Nothing wrong with that, of course and, although the hotels are generally tastefully landscaped, they offer little insight into the unique atmosphere of this island.

Antigua is famously one of the safest islands in the Caribbean even if it doesn't always seem that way. I have trudged wearily into ramshackle villages almost entirely constructed of corrugated iron and yet, always, I have been welcomed into bars and cafés not noted for an English tourist customer base.

I spent one memorable afternoon at a well attended football match between Antigua and neighbouring island St Kitts. As the only white face among a 2,000-strong crowd, I did feel a slight edge of trepidation.

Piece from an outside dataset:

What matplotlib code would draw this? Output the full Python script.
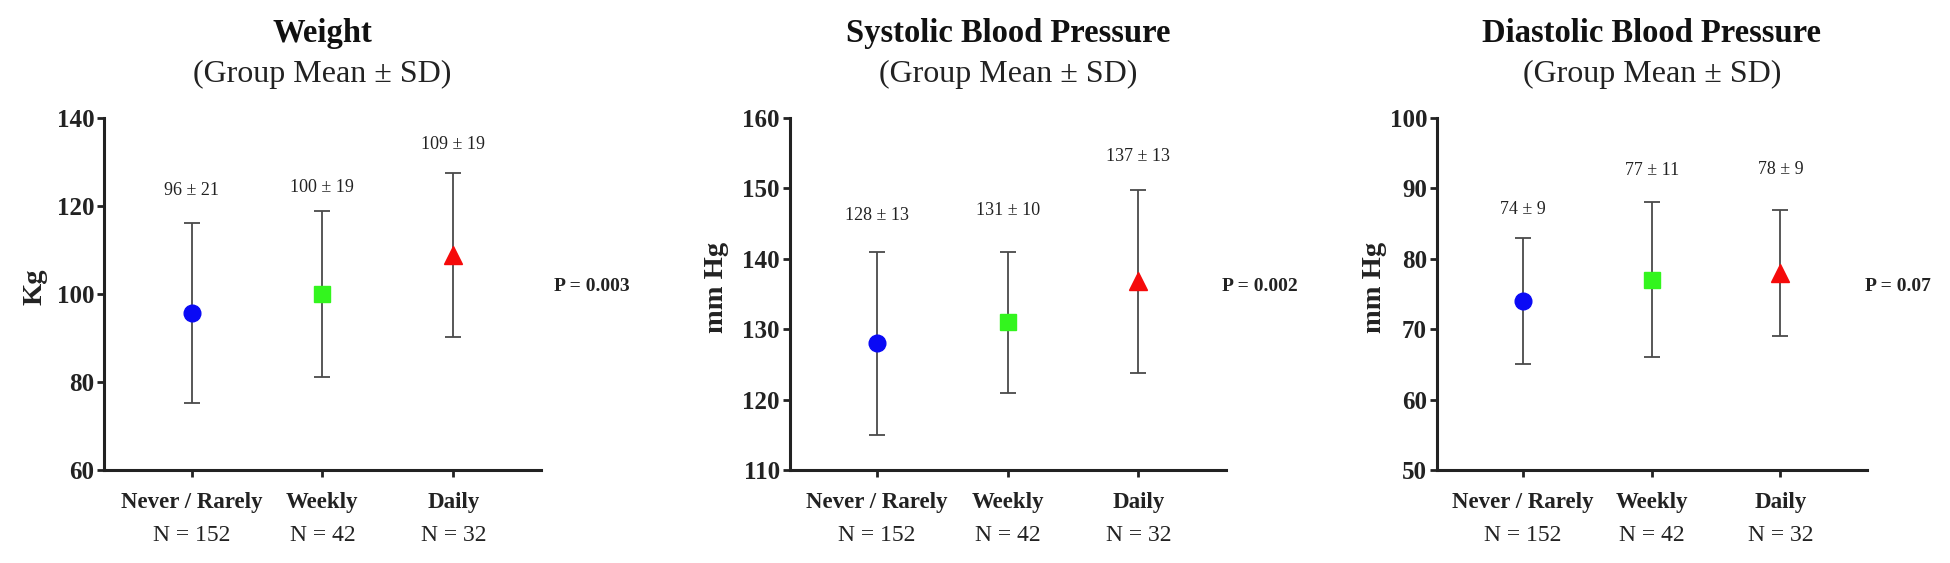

At half time a towering Rastafarian swaggered up to me before, to my astonishment, asking me if I felt that Michael Heseltine was a worthy politician.

At the heart of Antigua lies St John's.

A capital city dominated by the baroque towers which flank the cathedral.

For those arriving by boat, these towers are the first things they notice and, despite being twice destroyed by earthquakes - don't worry, these took place in 1683 and 1745 - the island is regarded as completely stable now; they seem to signify a solid heart to the city.

Between them and the dock lies a network of designer shops, bars and restaurants, mercifully not as bland as that might sound. Local crafts have infiltrated here and offer a colourful alternative to the Guccis and Pradas.

A vase procured from here for $6 in 1990 remains my most treasured possession, not least because it was apparently created by a reggae singer known as Bananaman.

St John's is downbeat fun and bustle.

Wonky wooden houses, shambolic grocery shops and market days that seem to sprawl everywhere.

Great tourist fun can be gleaned from the purchase of a coconut - its head ceremoniously sliced off to allow you access to the refreshing milk.

Darcy's Bar, in the heart of the city, is the perfect place to down a Red Stripe.

Earthy barrels, rickety tablesexactly as it was in the days when the young Viv Richards worked as a waiter.

On Fridays and Sundays, the market atmosphere expends outwards to the city's southern fringe.

Here, the barrage of tropical fruits on offer is bolstered by folk stalls boasting some of the most extraordinary crafts you may ever encounter - wooden hats, anyone?

It's all part of a prevailing eccentricity that permeates every aspect of Antiguan life.

Jamaica without the menace. Barbados without the creeping modernism.

In St John's it is almost impossible to avoid a lengthy discourse with a friendly local who, having latched on to a holiday programme on satellite television, will ask about the development of Salford Quays or whether Christiano Ronaldo will go to Real Madrid etc.

I once gave such a chap a cassette tape featuring Frank Sidebottom.

I can only imagine how that might have affected local culture.

This amiability is just one reason why, in 2007, Antigua simply sparkles with unguarded celebrity.

Once, only Eric Clapton could be seen skulking on the street corners, happy to be lost in the maelstrom of market day.

Today, film and soap stars, largely unbeknown to me, can often be seen sitting casually within the proliferation of bars (Antigua was voted the island most suitable for celeb-spotting in Caribbean Magazine).

Refreshingly, they too tend to prefer the locals' bars to the upmarket areas of docklands.

While St John's remains the hub of Antiguan life, it is the aforementioned 365 beaches that truly service the tourist industry.

Although you will tire of locals informing you that there is one for every day of the year', some of the more obscure expanses of sand make perfect destinations for those brave enough to hire a Jimny Jeep and just head for a patch of white on the map.

This is the most simple method of exploring the island and, the chances are, once there a man called Leroy will turn up with his glass bottom boat and, at a fraction of the cost of a hotel expedition, will take you on a glorious personalised tour around several undiscovered bays.

Enjoy his banter; the Red Stripe he will thrust in your hand and his genuine warmth.

It's the Antiguan way and it has yet to be eroded by time or tourists.